I use cartoon characters from my youth as a source of parody; it’s showcasing life when I was younger and unaware of what was going on in the world around me. As a child, one can be very naïve to the world and the way it works. Whether this be global warming, bigotry, or something much closer to home as divorce. These characters are part of the irony of my work they remind me of a simpler time. This is intended so people can not only enjoy and feel familiar with the art but also think about what they are looking at. Even the most serious of issues can become enjoyable to look at when painted in this manner, enabling the creation of a piece that is visually inspiring as well as thought-provoking.
‘Modern Marriage’ and ‘Modern Love’ are interesting pieces. How do you understand ‘modern’ – is it sincere or ironic? Is there a comment being made on a potential shift in power balance between the sexes and in heterosexual relationships? Can you divulge what the Gun from Minnie implies, and the dollar bills in ‘Modern Love’.

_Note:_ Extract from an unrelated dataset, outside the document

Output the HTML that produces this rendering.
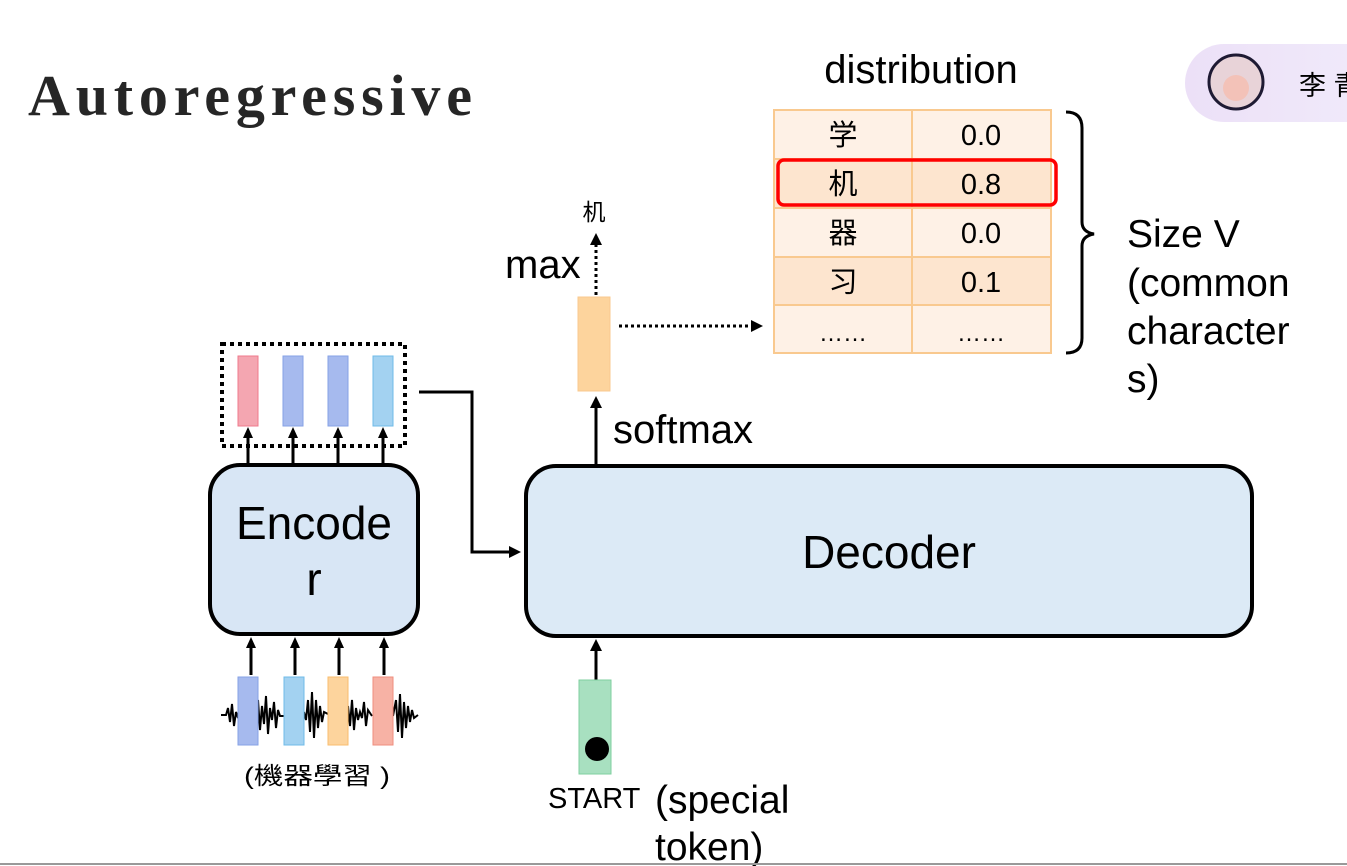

Robyn Ward: 'Modern Marriage' is a simple play on relationships/marriage today. It showcases a couple both with smiles on their faces, while Minnie is handing Micky a revolver with one bullet. This symbolises a lot of marriages that I saw in my friendship group while I was growing up. All smiles on the outside, but in reality, they couldn’t stand each other.
'Modern Love' – who has the power? This is something which I wonder on a daily basis. As previously mentioned, each of my pieces express what I see, but I leave the painting unanswered as this is for the viewer decided what to make of it.
You clearly have views on global warming and (perhaps) a new form of KKK racism on the rise in our new political landscape. Can you share some of your views on these topics, and how it affects your art?
Robyn Ward: Global warming is something which I feel very strongly about and so is racism. They are both prominent issues on the global agenda, even though they shouldn’t exist in this modern climate. ‘Climate Change’ and ‘Global Warming’ are both pieces that highlight both issues in one painting.
It’s deeply concerning to me that a country with such power can have a leader who turns such a blind eye on global warming, and is a clearly an issue that we need to collate the strengths of our collective minds to address.
The KKK symbolism was not related to the current political landscape, but is aimed more at the United States as a whole. There are clearly equality problems and it once again amazes me that a country which is so advanced in many respects can be so backwards in the basics.
Finally, what do you think is the role of art, and in particular, graffiti art. Must it be political?
Robyn Ward: Personally I feel there is no right or wrong when it comes to art. Art is a form of self-expression, and most importantly for me, the life experiences I only managed to grasp after the past 20 years. Art is an enabler which lets people showcase their creativity. This does not need to be political in the slightest, I merely paint about socio-economic and political situations that I have seen throughout my limited experience in the world so far. This is just how I want to express myself and something which I feel is important to me. My aim is merely to paint what I see from my experiences, create awareness but simultaneously allow the audience make up their own mind.
ABOUT THE ARTIST
Robyn Ward (03.10.82) is a contemporary Irish street artist who currently resides in London. A self-taught artist, he spends most of his time working out of Europe, Asia and North America.
Ward gained early interest in the visual arts through graffiti when he lived in Belfast, Northern Ireland. Developing what would later become his own unique style, he started drawing on the streets of Belfast when he was 15 years old and has never looked back.
Ward’s art is based around his views of the world. His most recent work is influenced by the current landscape, taking inspiration from politics to society’s obsession with beauty and youth.
Robyn's next show will be in September 2017, where he promises to be unveiling all new pieces.